В холодном, трезвом отчаянии ходила она от мертвого ребенка, лежащего на смертной соломе, к своим больным сыновьям. Мюнан лежал в старом стабюре, где раньше лежал его маленький брат и затем отец, – три смерти в усадьбе меньше чем за один год. С замирающим от страха сердцем, но застывшая и молчаливая, ждала Кристин, что вот-вот умрет следующий ребенок, – она ждала этого, как ожидают неотвратимой судьбы. Никогда не понимала она в достаточной мере, каким счастьем одарил ее бог, дав ей так много детей. Нет, хуже всего, что она все-таки отчасти понимала это, но думала больше о муках, о боли, о страхе, о заботах. Хотя по той пустоте, которую Кристин ощущала всякий раз, когда ребенок вырастал и уходил из-под ее крыла, и по тому восторгу, который она чувствовала, когда новое дитя появлялось у ее груди, Кристин снова и снова убеждалась, что радостей дети приносят несказанно больше, нежели горя и забот. Кристин досадовала, что отец ее детей был таким ненадежным человеком и столь мало пекся о тех, кто продолжит его род. Но она всегда забывала, что он не был иным и в то время, когда она сама нарушила божью заповедь и растоптала свою собственную родню, чтобы соединиться с ним.

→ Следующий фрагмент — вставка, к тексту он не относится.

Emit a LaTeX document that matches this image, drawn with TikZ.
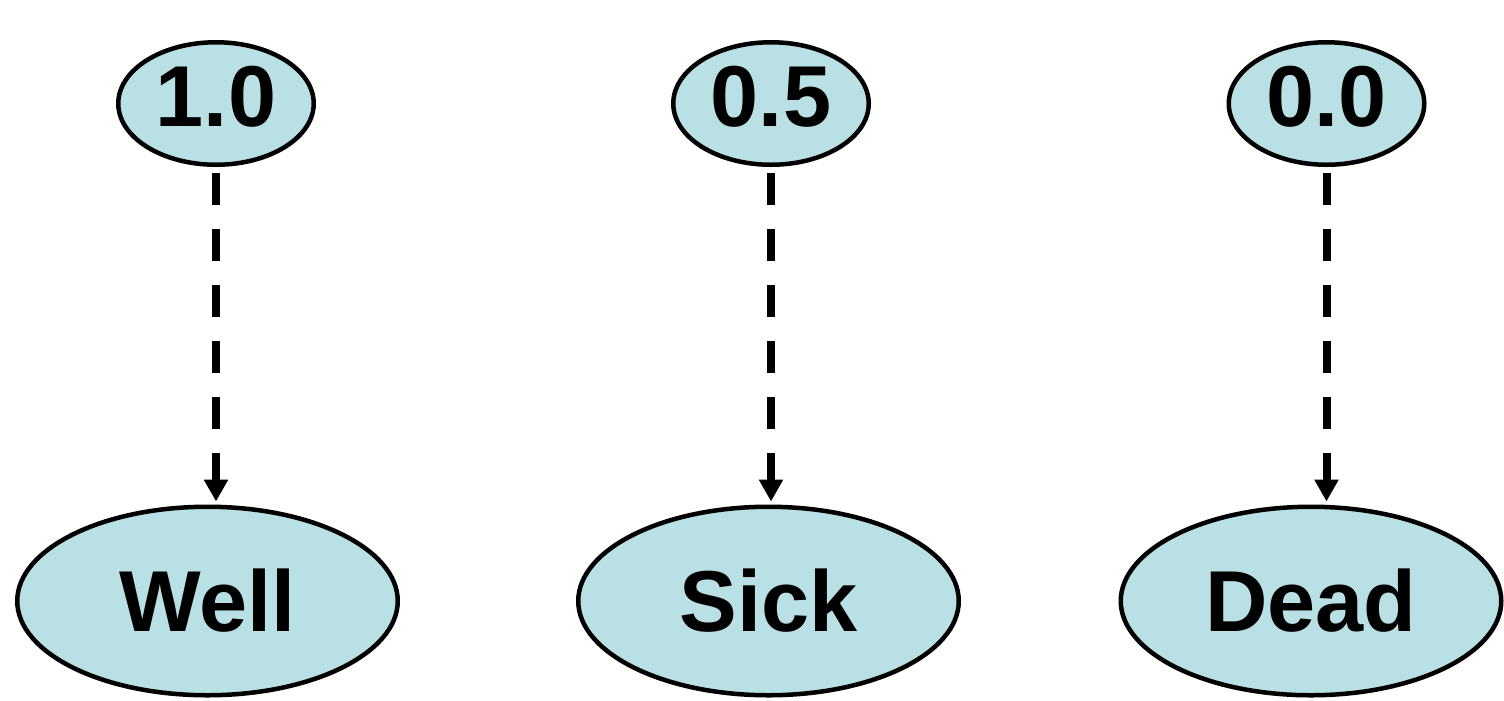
\documentclass[tikz,border=0pt]{standalone}
\usepackage{fontspec}
\setmainfont{Liberation Sans}
\usetikzlibrary{shapes.geometric, arrows.meta}

\definecolor{stateblue}{RGB}{185,224,228}

\begin{document}
\begin{tikzpicture}[font=\fontsize{24.6}{29}\selectfont\bfseries]
    \tikzstyle{every node} = [ellipse, draw, line width=0.045cm, fill=stateblue, inner sep=0pt]
    \tikzstyle{value} = [minimum width=1.955cm, minimum height=1.225cm, text depth=0.14cm]
    \tikzstyle{state} = [minimum width=3.805cm, minimum height=1.885cm]
    \tikzstyle{link} = [line width=0.08cm, dash pattern=on 0.32cm off 0.24cm,
                        -{Triangle[width=0.23cm, length=0.22cm]},
                        shorten <=0.06cm, shorten >=0.03cm]

    \useasboundingbox (0, 0) rectangle (15.04, 7);

    \node [value] (v1) at (2.16, 5.965) {1.0};
    \node [value] (v2) at (7.71, 5.965) {0.5};
    \node [value] (v3) at (13.265, 5.965) {0.0};

    \node [state] (well) at (2.075, 0.99) {Well};
    \node [state] (sick) at (7.685, 0.99) {Sick};
    \node [state] (dead) at (13.11, 0.99) {Dead};

    \draw [link] (v1.south) -- (v1.south |- well.north);
    \draw [link] (v2.south) -- (v2.south |- sick.north);
    \draw [link] (v3.south) -- (v3.south |- dead.north);
\end{tikzpicture}
\end{document}
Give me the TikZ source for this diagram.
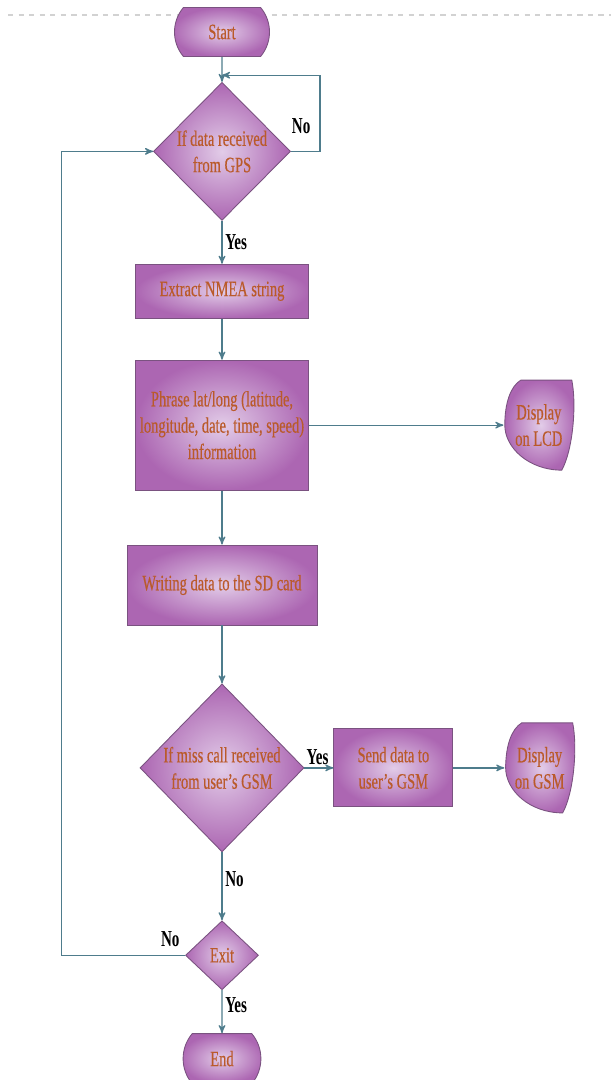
\documentclass[tikz,border=0pt]{standalone}
\usepackage{fontspec}
\newfontfamily\flowfont{Liberation Serif}[FakeStretch=0.66, FakeBold=0.4]
\newfontfamily\answerfont{Liberation Serif}[FakeStretch=0.66]
\usetikzlibrary{shapes.geometric,shapes.misc,arrows,positioning,calc}

\definecolor{boxlight}{RGB}{226,204,232}
\definecolor{boxdark}{RGB}{172,102,178}
\definecolor{boxedge}{RGB}{122,82,128}
\definecolor{txtorange}{RGB}{186,90,42}
\definecolor{linkblue}{RGB}{78,124,140}

\pgfdeclarelayer{background}
\pgfsetlayers{background,main}

\tikzset{
  shaded/.style={draw=boxedge, line width=0.5pt, inner color=boxlight, outer color=boxdark},
  box/.style={shaded, text=txtorange, font=\flowfont\fontsize{12.5}{15}\selectfont, align=center, inner sep=0pt},
  terminal/.style={box, rounded rectangle, rounded rectangle arc length=80},
  process/.style={box, rectangle},
  decision/.style={box, diamond, aspect=1},
  display/.style={text=txtorange, font=\flowfont\fontsize{12.5}{15}\selectfont, align=center,
    inner sep=0pt, minimum width=1.4cm, minimum height=1.84cm},
  link/.style={->, draw=linkblue, line width=0.7pt},
  answer/.style={font=\answerfont\bfseries\fontsize{13}{15}\selectfont, text=black, inner sep=1.5pt}
}

\newcommand\dispshape[1]{%
  \begin{pgfonlayer}{background}
    \shade[shaded, shift={(#1.center)}]
      (-0.36,0.9) -- (0.66,0.9) .. controls (0.76,0.4) and (0.68,-0.5) .. (0.46,-0.9)
      .. controls (-0.2,-0.9) and (-0.68,-0.45) .. (-0.68,0)
      .. controls (-0.68,0.45) and (-0.56,0.78) .. (-0.36,0.9) -- cycle;
  \end{pgfonlayer}}

\begin{document}
\begin{tikzpicture}[>=stealth']
    \useasboundingbox (0,0) rectangle (12.22,-21.6);
    \draw[gray!35, dashed, line width=0.6pt] (0.16,-0.3) -- (12.22,-0.3);

    \node[terminal, minimum width=1.9cm, minimum height=0.98cm] (start) at (4.44,-0.64) {Start};
    \node[decision, minimum width=2.74cm, minimum height=2.76cm, below=0.5cm of start] (gps) {If data received\\from GPS};
    \node[process, minimum width=3.46cm, minimum height=1.08cm, below=0.86cm of gps] (extract) {Extract NMEA string};
    \node[process, minimum width=3.46cm, minimum height=2.6cm, below=0.82cm of extract] (phrase) {Phrase lat/long (latitude,\\longitude, date, time, speed)\\information};
    \node[display, right=3.89cm of phrase] (lcd) {Display\\on LCD};
    \node[process, minimum width=3.8cm, minimum height=1.6cm, below=1.08cm of phrase] (writing) {Writing data to the SD card};
    \node[decision, minimum width=3.28cm, minimum height=3.36cm, below=1.16cm of writing] (call) {If miss call received\\from user’s GSM};
    \node[process, minimum width=2.38cm, minimum height=1.56cm, right=0.58cm of call] (send) {Send data to\\user’s GSM};
    \node[display, right=1.02cm of send] (gsm) {Display\\on GSM};
    \node[decision, minimum width=1.46cm, minimum height=1.38cm, below=1.36cm of call] (exit) {Exit};
    \node[terminal, minimum width=1.48cm, minimum height=1cm, below=0.86cm of exit] (finish) {End};

    \dispshape{lcd}
    \dispshape{gsm}

    \path (start.south) -- coordinate[pos=0.73] (merge) (gps.north);

    \draw[link] (start) -- (gps);
    \draw[link] (gps.east) -- node[answer, above=8pt, pos=0.35] {No} ++(0.58,0) |- (merge);
    \draw[link] (gps) -- node[answer, right] {Yes} (extract);
    \draw[link] (extract) -- (phrase);
    \draw[link] (phrase) -- (lcd);
    \draw[link] (phrase) -- (writing);
    \draw[link] (writing) -- (call);
    \draw[link] (call) -- node[answer, above, pos=0.45] {Yes} (send);
    \draw[link] (send) -- (gsm);
    \draw[link] (call) -- node[answer, right, pos=0.4] {No} (exit);
    \draw[link] (exit) -- node[answer, right, pos=0.35] {Yes} (finish);
    \draw[link] (exit.west) -- node[answer, above=3pt, pos=0.12] {No} ++(-2.47,0) |- (gps.west);
\end{tikzpicture}
\end{document}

И вот она лишилась Эрленда. А теперь ждала, что на ее глазах умрут ее сыновья, один за другим. И, быть может, под конец она останется совсем одна – мать, потерявшая детей.
…Многие вещи, которые она замечала и раньше, проходили мимо ее сознания в те времена, когда весь мир виделся ей словно бы сквозь дымку ее и Эрленда любви. Кристин замечала, как серьезно относится Ноккве к тому, что он старший сын в семье и должен быть главою и вожаком для всех своих братьев. Видела она и то, что он очень любит Мюнана. И все-таки Кристин была потрясена, как чем-то неожиданным, бурной печалью, охватившей Ноккве после смерти младшего брата.